29. Néanmoins, le fait est qu’en l’absence d’un instrument juridique
contraignant à ce sujet, chaque pays est libre de décider pour lui‑même
de la position qu’il souhaite adopter au niveau national. Autrement
dit, il est peu probable que les pays qui autorisent actuellement
la maternité de substitution à but lucratif et la pratiquent à grande
échelle (notamment deux Etats membres du Conseil de l’Europe, l’Ukraine
et la Russie), ou ceux où elle est pratiquée illégalement mais tolérée
(comme en Grèce
) décident de l’interdire uniquement
parce que l’Assemblée parlementaire du Conseil de l’Europe recommande
de le faire. Il semble encore plus improbable que ces pays acceptent
d’être liés par un instrument juridique interdisant la maternité
de substitution à but lucratif, indépendamment du fait de savoir
si cet instrument est développé au niveau européen ou international.
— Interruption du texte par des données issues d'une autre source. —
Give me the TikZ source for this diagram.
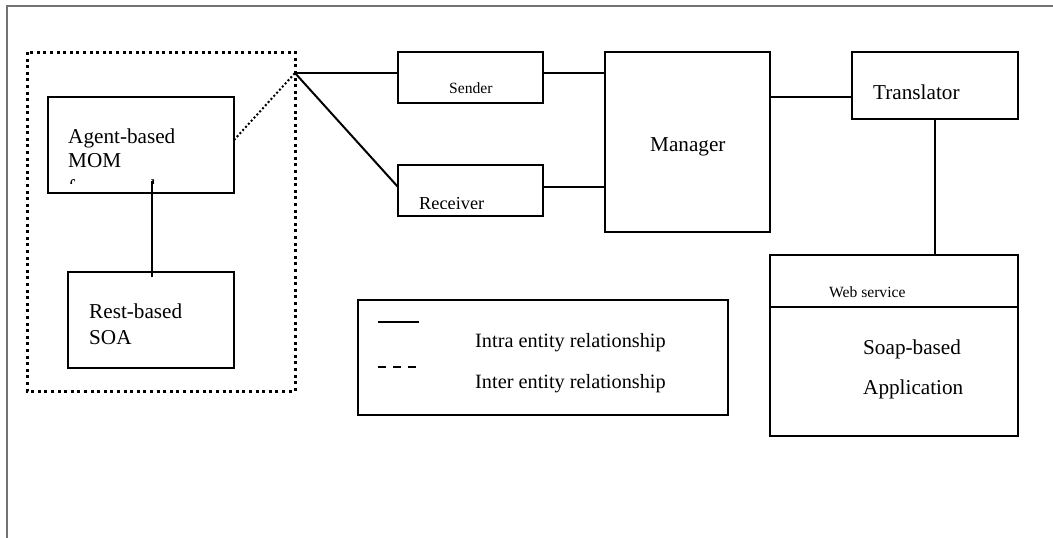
\documentclass[tikz,border=0pt]{standalone}
\usepackage{fontspec}
\setmainfont{Liberation Serif}
\begin{document}
\begin{tikzpicture}[x=1pt,y=-1pt,
  box/.style={draw=black,line width=2pt,inner sep=0pt,outer sep=0pt,anchor=north west},
  lbl/.style={anchor=base west,inner sep=0pt,font=\fontsize{21.2}{25}\selectfont},
  small/.style={anchor=base west,inner sep=0pt,font=\fontsize{15.6}{18}\selectfont},
  conn/.style={draw=black,line width=2pt},
  groupline/.style={draw=black,line width=3pt,dash pattern=on 3pt off 3.6pt},
  fineDots/.style={draw=black,line width=2pt,dash pattern=on 2pt off 2.2pt}]
\useasboundingbox (0,0) rectangle (1053,538);
% outer frame
\draw[draw=gray!90!black,line width=2pt] (7,538) -- (7,6) -- (1053,6);
% boxes
\node[box,minimum width=186pt,minimum height=96pt] (agent) at (48,97) {};
\node[box,minimum width=166pt,minimum height=96pt] (rest) at (68,272) {};
\node[box,minimum width=145pt,minimum height=51pt] (sender) at (398,52) {};
\node[box,minimum width=145pt,minimum height=51pt] (receiver) at (398,165) {};
\node[box,minimum width=165pt,minimum height=180pt] (manager) at (605,52) {};
\node[box,minimum width=166pt,minimum height=67pt] (translator) at (852,52) {};
\node[box,minimum width=248pt,minimum height=181pt] (web) at (770,255) {};
\node[box,minimum width=370pt,minimum height=115pt] (legend) at (358,300) {};
\coordinate (wsl) at (770,307);
\coordinate (wsr) at (1018,307);
\draw[conn] (wsl) -- (wsr);
% dotted group
\draw[groupline] (27,52) rectangle (295,391);
\coordinate (hub) at (295,73);
% texts
\node[lbl] (t1) at (68,143) {Agent-based};
\node[lbl] (t2) at (68,167.5) {MOM};
\begin{scope}
\clip (50,172) rectangle (232,183.5);
\node[lbl] (t3) at (68,194) {framework};
\end{scope}
\node[lbl] (t4) at (89,318) {Rest-based};
\node[lbl] (t5) at (89,344) {SOA};
\node[small] (t6) at (449,93) {Sender};
\begin{scope}
\clip (400,180) rectangle (541,208.5);
\node[anchor=base west,inner sep=0pt,font=\fontsize{18.3}{22}\selectfont] (t7) at (419,209.5) {Receiver};
\end{scope}
\node[lbl] (t8) at (650,151) {Manager};
\node[lbl] (t9) at (873,99) {Translator};
\node[small] (t10) at (829,297) {Web service};
\node[lbl] (t11) at (863,354) {Soap-based};
\node[lbl] (t12) at (863,394) {Application};
\node[lbl,font=\fontsize{20.3}{24}\selectfont] (t13) at (475,347) {Intra entity relationship};
\node[lbl,font=\fontsize{20.3}{24}\selectfont] (t14) at (475,388) {Inter entity relationship};
% legend samples
\coordinate (s1a) at (378,322);
\coordinate (s1b) at (419,322);
\coordinate (s2a) at (378,367);
\coordinate (s2b) at (416,367);
\draw[conn] (s1a) -- (s1b);
\draw[draw=black,line width=2pt,dash pattern=on 8pt off 7pt] (s2a) -- (s2b);
% connectors
\draw[conn] (hub) -- ([yshift=4.5pt]sender.west);
\draw[conn] (hub) -- ([yshift=3.5pt]receiver.west);
\draw[conn] ([yshift=4.5pt]sender.east) -- ([yshift=4.5pt]sender.east -| manager.west);
\draw[conn] ([yshift=3.5pt]receiver.east) -- ([yshift=3.5pt]receiver.east -| manager.west);
\draw[conn] ([yshift=-11.5pt]translator.west) -- ([yshift=-11.5pt]translator.west -| manager.east);
\draw[conn] (translator.south) -- (translator.south |- web.north);
\draw[conn] ([xshift=1pt,yshift=-5pt]rest.north) -- ([xshift=1pt,yshift=12pt]rest.north |- agent.south);
\draw[fineDots] ([yshift=5pt]agent.east) -- (hub);
\end{tikzpicture}
\end{document}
Comme
il existe peu – sinon aucun – mouvement d’enfants nés de mères porteuses
entre les pays qui interdisent la maternité de substitution à but
lucratif, un instrument juridique interdisant celle‑ci serait sans
effet sur les droits des enfants.
30. Dans ces conditions, je pense qu’au minimum, les juridictions
qui continuent d’autoriser la maternité de substitution à but lucratif
devraient être tenues d’accepter uniquement les conventions de maternité
de substitution entre des nationaux résidant dans leur propre Etat
et pays. On observe déjà une tendance intéressante en ce sens, comme
l’a noté la HCCH
.
Si cette obligation était introduite dans un instrument juridique
international liant à la fois les pays qui interdisent et les pays
qui autorisent la maternité de substitution à but lucratif, une
telle norme aurait pour effet de réduire les conventions de maternité
de substitution à moins de 1 % ou 2 % de leur nombre actuel et d’empêcher
complètement les mouvements transfrontières d’enfants nés de conventions
à but lucratif, en protégeant effectivement ces enfants des atteintes
à leurs droits en matière de filiation et de nationalité.
31. En conclusion, je propose que l’Assemblée recommande que:
- les Etats membres interdisent
toutes les formes de maternité de substitution à but lucratif dans
l’intérêt supérieur de l’enfant;
- les Etats membres et le Comité des Ministres collaborent
avec la HCCH en vue, au minimum, de restreindre le recours aux conventions
de maternité de substitution aux nationaux résidant dans leur propre
Etat et pays dans un éventuel instrument multilatéral auquel les
travaux de la HCCH sur la filiation et la maternité de substitution seraient
à même d’aboutir;
- les Etats membres veillent à ne pas porter atteinte aux
droits de l’enfant lorsqu’ils prennent des mesures visant à maintenir
l’ordre public et à dissuader le recours à des conventions de maternité
de substitution;
- le Comité des Ministres examine l’opportunité et la faisabilité
de l’élaboration de lignes directrices européennes sur la protection
des droits de l’enfant en relation avec les conventions de maternité
de substitution à but lucratif.
32. Enfin, la plupart de nos Etats membres disposent d’un éventail
de possibilités pour faire en sorte que l’adoption devienne l’alternative
la plus viable à la gestation pour autrui, offrant ainsi des parents
attentionnés à un enfant dans le besoin, et réalisant ainsi le désir
d’enfant des couples stériles – la meilleure solution pour tous.